Hydrogen for a climate-neutral energy system

Green gases such as hydrogen, together with gas infrastructures, provide answers to many questions of the energy transition. Hydrogen molecules have three major advantages as an energy carrier over electrons, which generate electrical voltage  when moved in a magnetic field: 

  1. Hydrogen can be transported in the existing gas network. Only minor technical modifications are required for this purpose. Many of our pipelines are already H2-ready.
  2. Hydrogen molecules can be stored in large quantities, for example in special tanks or in underground cavern storage facilities. 
  3. It can be stored for a long time. This means that renewable energy can be planned and controlled by means of hydrogen, and the dependence on wind and sun is less compared with renewably generated electricity. 

How is hydrogen produced?

Hydrogen (H2) is the smallest and lightest element - but only occurs naturally in compounds, for example in water (H2O). Pure hydrogen gas must therefore be synthesised. This can be done in a number of ways.



If hydrogen is produced in a climate-neutral way by means of electrolysis with renewable electricity, it is referred to as green hydrogen. The renewable electricity is used to split water into oxygen and hydrogen. Alternatively, green hydrogen can also be produced from climate-friendly biogas or biomethane, for example through steam reforming.

Hydrogen obtained from fossil fuels, the production of which results in CO2 emissions, is referred to as grey hydrogen. One common process is steam reforming from natural gas. Grey hydrogen is mainly used in industry, for example in the chemical industry in the production of ammonia.

In the production of blue hydrogen, the CO2 produced during steam reforming is sequestered by carbon capture and storage (CCS) and transported to underground storage sites, for example under the North Sea floor. Blue hydrogen is also referred to as decarbonised hydrogen.

When hydrogen is obtained from carbon-based energy sources by breaking down methane, it is referred to as turquoise hydrogen. Methane is broken down into hydrogen and solid carbon by a process known as pyrolysis. The solid carbon can be used as a raw material in industry, for example in road construction. This is why we speak of carbon capture and utilisation (CCU).


How is hydrogen produced, transported and stored, and how can it be used?

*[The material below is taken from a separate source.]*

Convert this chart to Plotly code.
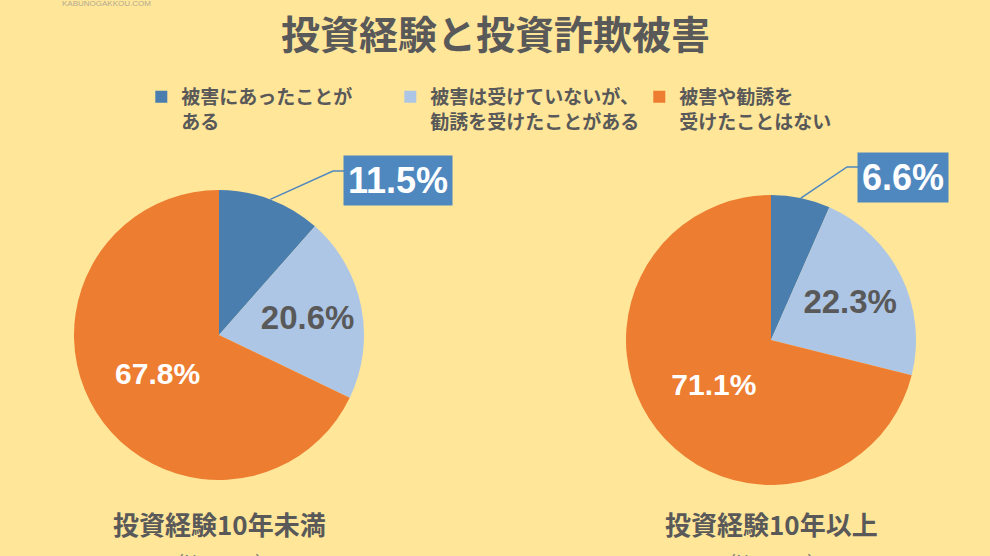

We want to be H2-ready by 2025

In the coming years, VNG aims to transform itself into a company that operates with green gases in all areas – from generation to transport and storage to trading. We want to be H2-ready in all business areas by 2025. This will mean that the technological applications and the business models for the generation, storage and transport of hydrogen must be developed to the point where they can be scaled up for the market without further preparatory work. 

We are therefore continuously driving forward the transformation of the energy system together with competent partners from all areas of the energy industry. A good example of this is the “Bad Lauchstädt Energy Park”: here, all stages of the hydrogen value chain will become a reality within just a few years. In the Energy Park and in numerous other projects, we are working to build the hydrogen economy of the future. 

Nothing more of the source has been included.